■ JOB: The line containing "co2 = [12.46, 12.46, 12.42, 12.50, 11.47, 11.33, 11.73]" marks the end: extract everything from the first line of the data through that line, exactly, with no pictures.
[begin DATASET SECTION]
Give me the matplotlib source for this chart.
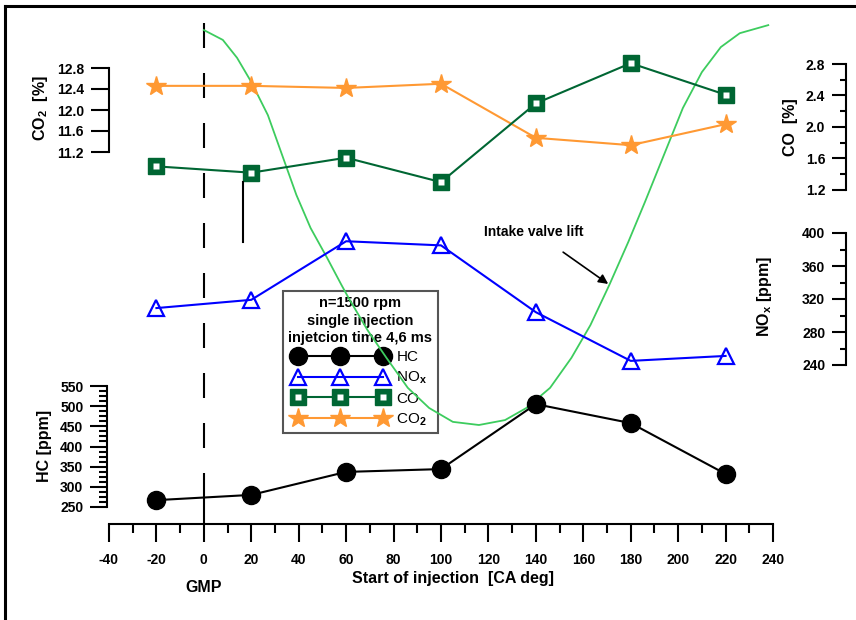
import numpy as np
import matplotlib
matplotlib.use("Agg")
import matplotlib.pyplot as plt
from matplotlib.lines import Line2D
from matplotlib.legend_handler import HandlerTuple

plt.rcParams['font.family'] = ['Liberation Sans', 'DejaVu Sans']
plt.rcParams['font.weight'] = 'bold'
plt.rcParams['axes.unicode_minus'] = False
plt.rcParams['mathtext.fontset'] = 'custom'
plt.rcParams['mathtext.rm'] = 'Liberation Sans'
plt.rcParams['mathtext.bf'] = 'Liberation Sans:bold'
plt.rcParams['mathtext.it'] = 'Liberation Sans:italic'

# start of injection [CA deg]
soi = [-20, 20, 60, 100, 140, 180, 220]
hc = [267, 280, 337, 344, 505, 458, 332]          # ppm
nox = [309, 319, 390, 385, 304, 245, 251]         # ppm
co = [1.50, 1.42, 1.61, 1.30, 2.30, 2.81, 2.41]   # %
co2 = [12.46, 12.46, 12.42, 12.50, 11.47, 11.33, 11.73]  # %

# intake valve lift (plotted on an inverted hidden scale)
lift_ca = [0, 8, 14, 20, 27, 33, 39, 45, 52, 58, 61, 69, 77, 86, 95, 105, 116,
           127, 136, 146, 155, 163, 171, 179, 186, 194, 202, 210, 218, 226, 238]
lift_mm = [0.18, 0.40, 0.80, 1.34, 2.08, 2.97, 3.86, 4.60, 5.27, 5.87, 6.16, 6.88,
           7.50, 8.17, 8.62, 8.93, 9.00, 8.89, 8.62, 8.17, 7.50, 6.77, 5.87, 4.91,
           4.02, 2.97, 1.92, 1.12, 0.56, 0.25, 0.07]

x_ticks = list(range(-40, 241, 20))
co2_ticks = [11.2, 11.6, 12.0, 12.4, 12.8]
co_ticks = [1.2, 1.6, 2.0, 2.4, 2.8]
nox_ticks = [240, 280, 320, 360, 400]
hc_ticks = [250, 300, 350, 400, 450, 500, 550]

legend_title = "n=1500 rpm\nsingle injection\ninjetcion time 4,6 ms"

W, H = 856, 620
X0, X1 = 109, 773
fig = plt.figure(figsize=(W / 100, H / 100), dpi=100)


def px_axes(top, bottom, z):
    ax = fig.add_axes([X0 / W, 1 - bottom / H, (X1 - X0) / W, (bottom - top) / H], zorder=z)
    ax.patch.set_visible(False)
    ax.set_xlim(-40, 240)
    return ax


def side_axis(ax, ylim, ticks, minor, fmt, pos, major_len, minor_len):
    for s in ['top', 'right', 'bottom']:
        ax.spines[s].set_visible(False)
    ax.spines['left'].set_position(('axes', pos))
    ax.spines['left'].set_linewidth(1.5)
    ax.set_xticks([])
    ax.set_ylim(*ylim)
    ax.set_yticks(ticks)
    ax.set_yticklabels([fmt.format(t) for t in ticks])
    if minor:
        ax.set_yticks(np.arange(ylim[0], ylim[1] + 1e-9, minor), minor=True)
    ax.tick_params(axis='y', which='major', length=major_len, width=1.5, labelsize=10, pad=5)
    ax.tick_params(axis='y', which='minor', length=minor_len, width=1.5)


# main axes: x axis only
ax = px_axes(15, 524, 1)
for s in ['top', 'right', 'left']:
    ax.spines[s].set_visible(False)
ax.spines['bottom'].set_bounds(-40, 240)
ax.spines['bottom'].set_linewidth(1.5)
ax.set_yticks([])
ax.set_ylim(0, 1)
ax.set_xticks(x_ticks)
ax.set_xticks(range(-30, 240, 20), minor=True)
ax.tick_params(axis='x', which='major', length=13, width=1.5, labelsize=10, pad=8)
ax.tick_params(axis='x', which='minor', length=6.5, width=1.5)

ax_lift = px_axes(22, 425, 2)
ax_lift.axis('off')
ax_lift.set_ylim(9.0, 0.0)
ax_lift.plot(lift_ca, lift_mm, color='#3dcc5e', lw=1.3, clip_on=False)
ax_lift.text(118, 4.69, "Intake valve lift", fontsize=10, va='center', ha='left')
ax_lift.annotate("", xy=(170.5, 5.85), xytext=(151.5, 5.14),
                 arrowprops=dict(arrowstyle='-|>', color='black', lw=1.2,
                                 mutation_scale=14, shrinkA=0, shrinkB=0))

ax_co2 = px_axes(68, 152, 3)
side_axis(ax_co2, (11.2, 12.8), co2_ticks, None, '{:.1f}', 0, 13, 0)
ax_co = px_axes(64, 190, 4)
side_axis(ax_co, (1.2, 2.8), co_ticks, 0.2, '{:.1f}', (846 - X0) / (X1 - X0), 10, 4.5)
ax_nox = px_axes(233, 365, 5)
side_axis(ax_nox, (240, 400), nox_ticks, 20, '{:d}', (846 - X0) / (X1 - X0), 10, 4.5)
ax_hc = px_axes(386, 507, 6)
side_axis(ax_hc, (250, 550), hc_ticks, 12.5, '{:d}', -0.003, 12, 6)

l_co2, = ax_co2.plot(soi, co2, color='#ff9933', lw=1.5, marker='*', ms=15,
                     mec='#ff9933', clip_on=False)
l_co, = ax_co.plot(soi, co, color='#006633', lw=1.5, marker='s', ms=12,
                   mfc='#006633', mec='#006633', clip_on=False)
l_co_in, = ax_co.plot(soi, co, ls='none', marker='s', ms=4, mfc='white',
                      mec='none', clip_on=False)
l_nox, = ax_nox.plot(soi, nox, color='#0000ff', lw=1.5, marker='^', ms=12,
                     mfc='none', mec='#0000ff', mew=1.6, clip_on=False)
l_hc, = ax_hc.plot(soi, hc, color='black', lw=1.5, marker='o', ms=13, clip_on=False)

# GMP line: dashed above the HC curve, solid below it
hc0 = np.interp(0, soi, hc)
y_disp = ax_hc.transData.transform((0, hc0))[1]
y_frac = ax.transAxes.inverted().transform((0, y_disp))[1]
ax.axvline(0, ymin=y_frac, ymax=0.985, color='black', lw=1.5, dashes=(12, 12))
ax.axvline(0, ymin=0, ymax=y_frac, color='black', lw=1.5)
ax_co.axvline(16.5, ymin=-0.41, ymax=0.06, color='black', lw=1.5, clip_on=False)


# axis titles
def ftext(x, y, s, **kw):
    fig.text(x / W, 1 - y / H, s, ha='center', va='center', **kw)


ftext(40, 108, r'CO$_\mathbf{2}$  [%]', rotation=90, fontsize=11.5)
ftext(790, 127, 'CO  [%]', rotation=90, fontsize=11.5)
ftext(765, 297, r'NO$_\mathbf{x}$ [ppm]', rotation=90, fontsize=11.5)
ftext(44, 446, 'HC [ppm]', rotation=90, fontsize=11.5)
ftext(453, 578, 'Start of injection  [CA deg]', fontsize=11.5)
ftext(204, 587, 'GMP', fontsize=11.5)

leg = ax.legend([l_hc, l_nox, (l_co, l_co_in), l_co2],
                ['HC', r'NO$_\mathrm{x}$', 'CO', r'CO$_\mathrm{2}$'],
                handler_map={tuple: HandlerTuple(ndivide=1)},
                title=legend_title, title_fontproperties={'weight': 'bold', 'size': 10.5},
                prop={'weight': 'normal', 'size': 11}, numpoints=3,
                handlelength=6.15, handletextpad=0.6, labelspacing=0.36,
                borderpad=0.35, borderaxespad=0, fancybox=False, framealpha=1,
                edgecolor='#555555', loc='upper left',
                bbox_to_anchor=(283 / W, 1 - 291 / H), bbox_transform=fig.transFigure)
leg.get_title().set_multialignment('center')
leg.get_title().set_linespacing(1.3)
leg.get_frame().set_linewidth(1.5)

# page frame
fig.add_artist(Line2D([5 / W, 5 / W], [0, 1 - 6 / H], color='black', lw=2.2))
fig.add_artist(Line2D([5 / W, 1], [1 - 6 / H, 1 - 6 / H], color='black', lw=2.2))

fig.savefig('out.png', dpi=100)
[end DATASET SECTION]
■ RESULT OF THE EXERCISE:
Give me the matplotlib source for this chart.
import numpy as np
import matplotlib
matplotlib.use("Agg")
import matplotlib.pyplot as plt
from matplotlib.lines import Line2D
from matplotlib.legend_handler import HandlerTuple

plt.rcParams['font.family'] = ['Liberation Sans', 'DejaVu Sans']
plt.rcParams['font.weight'] = 'bold'
plt.rcParams['axes.unicode_minus'] = False
plt.rcParams['mathtext.fontset'] = 'custom'
plt.rcParams['mathtext.rm'] = 'Liberation Sans'
plt.rcParams['mathtext.bf'] = 'Liberation Sans:bold'
plt.rcParams['mathtext.it'] = 'Liberation Sans:italic'

# start of injection [CA deg]
soi = [-20, 20, 60, 100, 140, 180, 220]
hc = [267, 280, 337, 344, 505, 458, 332]          # ppm
nox = [309, 319, 390, 385, 304, 245, 251]         # ppm
co = [1.50, 1.42, 1.61, 1.30, 2.30, 2.81, 2.41]   # %
co2 = [12.46, 12.46, 12.42, 12.50, 11.47, 11.33, 11.73]  # %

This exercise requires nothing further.